Transition : "L'Europe est en pointe sur la question des gaz fluorés", d'après Christian de Perthuis

Le succès a été au rendez-vous pour le 39ᵉ congrès de l'AICVF (Association des ingénieurs en climatique, ventilation et froid) : plus de 350 participants provenant de toutes les régions et branches d'activité du génie climatique se sont retrouvés à La Rochelle le 13 juin 2025 pour débattre des économies d'énergie et de la neutralité carbone.
"Nous avons une excellence dans la décarbonation qui est reconnue en France comme en Europe, et nous devons arrêter de nous flageller", a notamment lancé le président de l'association, Frank Hovorka. "Avec les poussées réglementaires et la demande des industriels et des clients, on est très loin devant. L’intérêt de nos politiques est maintenant d’assumer cette position de leader et d’arrêter de dire que ça va mal et qu’il faut faire mieux."
Aux yeux du responsable, la mobilisation des acteurs, particulièrement ceux de la recherche fondamentale et de pointe, est "essentielle". S'il reconnaît que la filière CVC peut certes "toujours aller plus loin", il insiste aussi sur son expertise et sa capacité à (ré)agir dans des contextes réglementaires et industriels pas toujours conciliants.
Pas de transition mais "une complète transformation" du système énergétique
Pour Christian de Perthuis, professeur d'économie à l'université Paris-Dauphine et fondateur de la Chaire Économie du climat, invité du congrès 2025 de l'AICVF, pas question en effet de rétrograder sur la transition énergétique.
"Il y a beaucoup de vents contraires en ce moment, le doute s’insère dans la société et il est extrêmement dangereux.
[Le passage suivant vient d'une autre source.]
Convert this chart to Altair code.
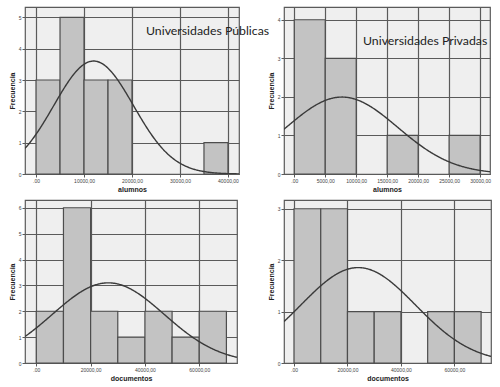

Mais un grand nombre de pays vont accélérer la transition énergétique, notamment les pays asiatiques. Le climat est en réalité un problème de stock : ce qui réchauffe la planète, c’est le stock de gaz à effet de serre qui se cumulent dans l’atmosphère. Il va donc falloir agir sur le flux de GES qui entre dans le stock, et sur celui qui sort du stock", a expliqué l'économiste.
"Le système financier vous fait croire qu’il est innovant ; en réalité, il est fondamentalement suiviste car il n’aime pas les risques."
- Christian de Perthuis, professeur d'économie à l'université Paris-Dauphine
D'après lui, les économies modernes doivent se transformer pour sortir rapidement de la dépendance au carbone fossile (charbon, pétrole, gaz), sans quoi elles n'auront "aucune chance" d’atteindre le net zéro. Le terme même de transition énergétique ne serait d'ailleurs pas approprié, dans la mesure où il s’agit d’opérer "une complète transformation" du système énergétique.
Atténuer tout en s'adaptant
"On est dans une logique d’addition des énergies depuis un siècle et demi. Mais tant qu’on sera dans cette logique, on n’arrivera pas à la neutralité carbone. C’est pourquoi il faut maintenant passer à une logique de soustraction, donc enlever le fossile", poursuit Christian de Perthuis.
Au-delà des emblématiques gaz à effet de serre que sont le CO2 et le méthane, "il y a la question des gaz fluorés, sur laquelle l’Europe est en pointe". Les professionnels du génie climatique sont bien placés pour le savoir, avec la réglementation européenne F-Gas qui concerne les molécules utilisées dans le fonctionnement des appareils de climatisation.
Face à des puits de carbone qui s’affaiblissent à cause du mode de vie de l'Humanité et des cycles climatiques, Christian de Perthuis appelle plus largement à "manier l’atténuation et l’adaptation au changement climatique" en même temps. Comment ? Par exemple en investissant davantage dans les solutions basées sur la nature.
Mobilisation locale
En revanche, le spécialiste ne croit guère à la finance "durable". "Le système financier vous fait croire qu’il est innovant ; en réalité, il est fondamentalement suiviste car il n’aime pas les risques. Or les investissements sont toujours plus importants pour des systèmes décarbonés que pour des systèmes carbonés. C'est pourquoi il faudrait passer à une économie de l’usage", argumente Christian de Perthuis.
La Coopérative Carbone en est un exemple concret. Également présente à l'évènement, sa directrice générale, Anne Rostaing, a présenté cette structure comme "un outil de décarbonation au service des territoires".
Concrètement, "c’est une société coopérative d’intérêt collectif associant 90 acteurs publics et privés, et permettant de réinvestir dans des projets locaux : plantation de haies, de vergers, de feuillus, en milieu urbain ; restauration de zones humides et tourbières, stockage de carbone dans les sols agricoles…" La preuve que, dans le domaine de l'adaptation au changement climatique, le changement peut se faire dès maintenant.